[What the task asks]: Working from the top of the listing below, retype each line through the line containing "title = 'Location: chrX:108103880", both included, with no pictures.

[Source material]:
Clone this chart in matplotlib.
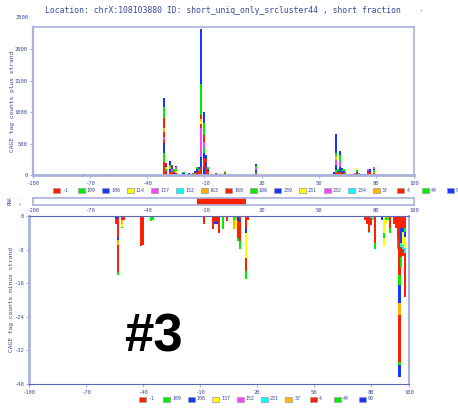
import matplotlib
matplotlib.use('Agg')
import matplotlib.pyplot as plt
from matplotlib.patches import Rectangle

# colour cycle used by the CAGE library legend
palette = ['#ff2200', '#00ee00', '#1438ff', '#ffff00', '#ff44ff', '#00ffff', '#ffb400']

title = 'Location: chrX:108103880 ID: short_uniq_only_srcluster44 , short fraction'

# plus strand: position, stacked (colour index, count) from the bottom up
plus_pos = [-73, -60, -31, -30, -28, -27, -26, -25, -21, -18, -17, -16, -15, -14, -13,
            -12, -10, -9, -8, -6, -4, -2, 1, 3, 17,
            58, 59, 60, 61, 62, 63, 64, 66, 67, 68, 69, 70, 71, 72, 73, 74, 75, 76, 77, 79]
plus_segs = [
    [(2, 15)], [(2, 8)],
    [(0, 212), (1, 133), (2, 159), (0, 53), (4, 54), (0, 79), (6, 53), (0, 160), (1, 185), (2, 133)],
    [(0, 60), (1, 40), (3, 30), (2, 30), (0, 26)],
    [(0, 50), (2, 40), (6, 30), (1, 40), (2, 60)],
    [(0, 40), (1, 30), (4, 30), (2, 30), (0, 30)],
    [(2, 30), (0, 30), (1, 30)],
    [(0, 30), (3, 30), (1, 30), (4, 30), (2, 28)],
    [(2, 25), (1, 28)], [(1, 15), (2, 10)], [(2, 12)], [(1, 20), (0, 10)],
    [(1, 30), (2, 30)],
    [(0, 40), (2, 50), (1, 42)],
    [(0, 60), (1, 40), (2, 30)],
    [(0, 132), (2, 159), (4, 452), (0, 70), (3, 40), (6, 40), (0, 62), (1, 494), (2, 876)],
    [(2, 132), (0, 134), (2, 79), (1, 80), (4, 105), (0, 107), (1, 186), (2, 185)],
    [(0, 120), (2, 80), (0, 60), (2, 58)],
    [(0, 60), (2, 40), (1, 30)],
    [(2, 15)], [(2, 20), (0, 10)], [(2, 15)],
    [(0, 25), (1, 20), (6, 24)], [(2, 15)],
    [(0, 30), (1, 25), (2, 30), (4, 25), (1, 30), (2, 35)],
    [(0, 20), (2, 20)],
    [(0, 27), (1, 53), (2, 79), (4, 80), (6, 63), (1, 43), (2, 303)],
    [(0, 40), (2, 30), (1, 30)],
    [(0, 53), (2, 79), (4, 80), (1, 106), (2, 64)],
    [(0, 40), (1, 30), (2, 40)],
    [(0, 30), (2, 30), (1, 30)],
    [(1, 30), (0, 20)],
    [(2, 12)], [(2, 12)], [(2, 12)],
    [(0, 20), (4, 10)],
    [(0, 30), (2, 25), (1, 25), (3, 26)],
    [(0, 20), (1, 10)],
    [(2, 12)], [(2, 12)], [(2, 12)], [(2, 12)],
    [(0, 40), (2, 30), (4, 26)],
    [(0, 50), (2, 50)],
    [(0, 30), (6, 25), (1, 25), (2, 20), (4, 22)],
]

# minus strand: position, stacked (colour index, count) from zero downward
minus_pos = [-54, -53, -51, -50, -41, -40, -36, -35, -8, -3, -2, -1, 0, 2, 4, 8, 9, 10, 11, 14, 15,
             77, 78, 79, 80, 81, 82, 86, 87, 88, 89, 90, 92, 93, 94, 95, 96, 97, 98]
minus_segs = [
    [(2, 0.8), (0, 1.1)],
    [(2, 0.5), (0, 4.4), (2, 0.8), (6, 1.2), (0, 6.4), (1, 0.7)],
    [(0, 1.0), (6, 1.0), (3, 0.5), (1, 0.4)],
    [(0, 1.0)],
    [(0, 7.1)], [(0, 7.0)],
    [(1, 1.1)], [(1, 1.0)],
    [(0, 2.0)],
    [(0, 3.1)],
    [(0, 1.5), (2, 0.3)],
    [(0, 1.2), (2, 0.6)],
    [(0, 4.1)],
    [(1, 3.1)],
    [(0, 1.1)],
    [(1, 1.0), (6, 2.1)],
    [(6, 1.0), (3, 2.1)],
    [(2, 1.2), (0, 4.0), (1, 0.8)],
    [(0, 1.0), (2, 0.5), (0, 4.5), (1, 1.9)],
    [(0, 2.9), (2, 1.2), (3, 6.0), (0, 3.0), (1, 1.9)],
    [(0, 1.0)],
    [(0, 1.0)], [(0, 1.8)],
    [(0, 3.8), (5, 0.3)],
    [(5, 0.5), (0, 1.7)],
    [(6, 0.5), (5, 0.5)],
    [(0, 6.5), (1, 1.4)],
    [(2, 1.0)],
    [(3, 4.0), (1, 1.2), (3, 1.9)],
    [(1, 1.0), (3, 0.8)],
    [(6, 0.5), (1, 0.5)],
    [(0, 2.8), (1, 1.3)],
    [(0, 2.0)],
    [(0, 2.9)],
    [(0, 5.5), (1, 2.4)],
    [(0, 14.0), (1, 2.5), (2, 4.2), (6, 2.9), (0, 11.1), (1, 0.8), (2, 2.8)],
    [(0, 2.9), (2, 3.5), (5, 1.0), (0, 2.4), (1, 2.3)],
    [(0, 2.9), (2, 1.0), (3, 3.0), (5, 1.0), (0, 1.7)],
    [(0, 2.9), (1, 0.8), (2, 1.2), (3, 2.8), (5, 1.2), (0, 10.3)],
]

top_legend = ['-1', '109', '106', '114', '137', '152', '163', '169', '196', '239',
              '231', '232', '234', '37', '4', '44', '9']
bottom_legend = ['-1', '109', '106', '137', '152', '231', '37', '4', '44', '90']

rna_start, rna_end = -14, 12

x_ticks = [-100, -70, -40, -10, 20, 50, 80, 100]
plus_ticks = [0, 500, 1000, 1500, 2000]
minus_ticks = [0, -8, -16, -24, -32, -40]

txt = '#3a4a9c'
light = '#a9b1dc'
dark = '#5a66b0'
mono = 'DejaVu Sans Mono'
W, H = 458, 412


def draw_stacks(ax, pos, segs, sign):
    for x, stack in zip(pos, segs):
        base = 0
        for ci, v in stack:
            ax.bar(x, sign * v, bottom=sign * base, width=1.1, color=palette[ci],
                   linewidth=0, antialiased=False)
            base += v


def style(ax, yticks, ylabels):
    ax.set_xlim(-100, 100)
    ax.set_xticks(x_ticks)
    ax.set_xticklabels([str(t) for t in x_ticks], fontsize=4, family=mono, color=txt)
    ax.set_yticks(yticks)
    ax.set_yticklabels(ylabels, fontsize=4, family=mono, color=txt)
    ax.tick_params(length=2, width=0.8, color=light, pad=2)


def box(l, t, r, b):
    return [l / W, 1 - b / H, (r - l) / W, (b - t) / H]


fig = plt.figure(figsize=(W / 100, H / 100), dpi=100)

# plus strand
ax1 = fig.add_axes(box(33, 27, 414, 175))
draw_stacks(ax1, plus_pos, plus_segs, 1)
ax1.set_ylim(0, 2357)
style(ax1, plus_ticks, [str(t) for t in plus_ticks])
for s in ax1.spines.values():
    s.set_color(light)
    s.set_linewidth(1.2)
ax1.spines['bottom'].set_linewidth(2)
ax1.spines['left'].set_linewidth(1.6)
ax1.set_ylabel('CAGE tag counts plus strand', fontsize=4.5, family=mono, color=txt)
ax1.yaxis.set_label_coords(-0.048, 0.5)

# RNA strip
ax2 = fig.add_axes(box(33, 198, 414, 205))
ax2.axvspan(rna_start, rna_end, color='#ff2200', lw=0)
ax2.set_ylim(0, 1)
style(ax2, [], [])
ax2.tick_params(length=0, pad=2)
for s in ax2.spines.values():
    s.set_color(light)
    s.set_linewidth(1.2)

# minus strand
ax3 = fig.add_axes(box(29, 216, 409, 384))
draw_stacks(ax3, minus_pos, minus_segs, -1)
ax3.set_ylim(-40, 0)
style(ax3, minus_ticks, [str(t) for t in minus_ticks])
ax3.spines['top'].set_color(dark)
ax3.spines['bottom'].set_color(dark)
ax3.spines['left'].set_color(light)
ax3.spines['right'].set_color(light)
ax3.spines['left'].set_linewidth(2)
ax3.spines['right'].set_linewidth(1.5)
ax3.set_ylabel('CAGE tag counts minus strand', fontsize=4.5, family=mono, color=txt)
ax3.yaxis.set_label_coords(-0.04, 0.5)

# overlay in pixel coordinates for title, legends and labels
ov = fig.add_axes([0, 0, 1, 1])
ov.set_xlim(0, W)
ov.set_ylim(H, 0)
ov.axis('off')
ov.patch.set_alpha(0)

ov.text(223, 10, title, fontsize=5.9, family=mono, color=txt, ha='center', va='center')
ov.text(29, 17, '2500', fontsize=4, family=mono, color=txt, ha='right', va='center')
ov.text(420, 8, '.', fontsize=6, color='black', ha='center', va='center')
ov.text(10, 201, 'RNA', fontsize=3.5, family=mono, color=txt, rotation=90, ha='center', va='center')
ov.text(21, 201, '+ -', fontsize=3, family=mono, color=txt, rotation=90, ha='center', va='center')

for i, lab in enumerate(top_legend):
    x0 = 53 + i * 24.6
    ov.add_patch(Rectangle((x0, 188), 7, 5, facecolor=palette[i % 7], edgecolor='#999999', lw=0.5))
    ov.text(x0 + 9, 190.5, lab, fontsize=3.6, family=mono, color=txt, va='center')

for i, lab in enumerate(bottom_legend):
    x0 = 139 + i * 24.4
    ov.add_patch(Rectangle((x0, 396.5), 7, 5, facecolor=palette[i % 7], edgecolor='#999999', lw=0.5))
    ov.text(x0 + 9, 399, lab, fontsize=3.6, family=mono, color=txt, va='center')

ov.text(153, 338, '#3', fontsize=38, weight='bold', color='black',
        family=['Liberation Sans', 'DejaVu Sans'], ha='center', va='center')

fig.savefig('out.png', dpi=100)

[Response below]:
Clone this chart in matplotlib.
import matplotlib
matplotlib.use('Agg')
import matplotlib.pyplot as plt
from matplotlib.patches import Rectangle

# colour cycle used by the CAGE library legend
palette = ['#ff2200', '#00ee00', '#1438ff', '#ffff00', '#ff44ff', '#00ffff', '#ffb400']

title = 'Location: chrX:108103880 ID: short_uniq_only_srcluster44 , short fraction'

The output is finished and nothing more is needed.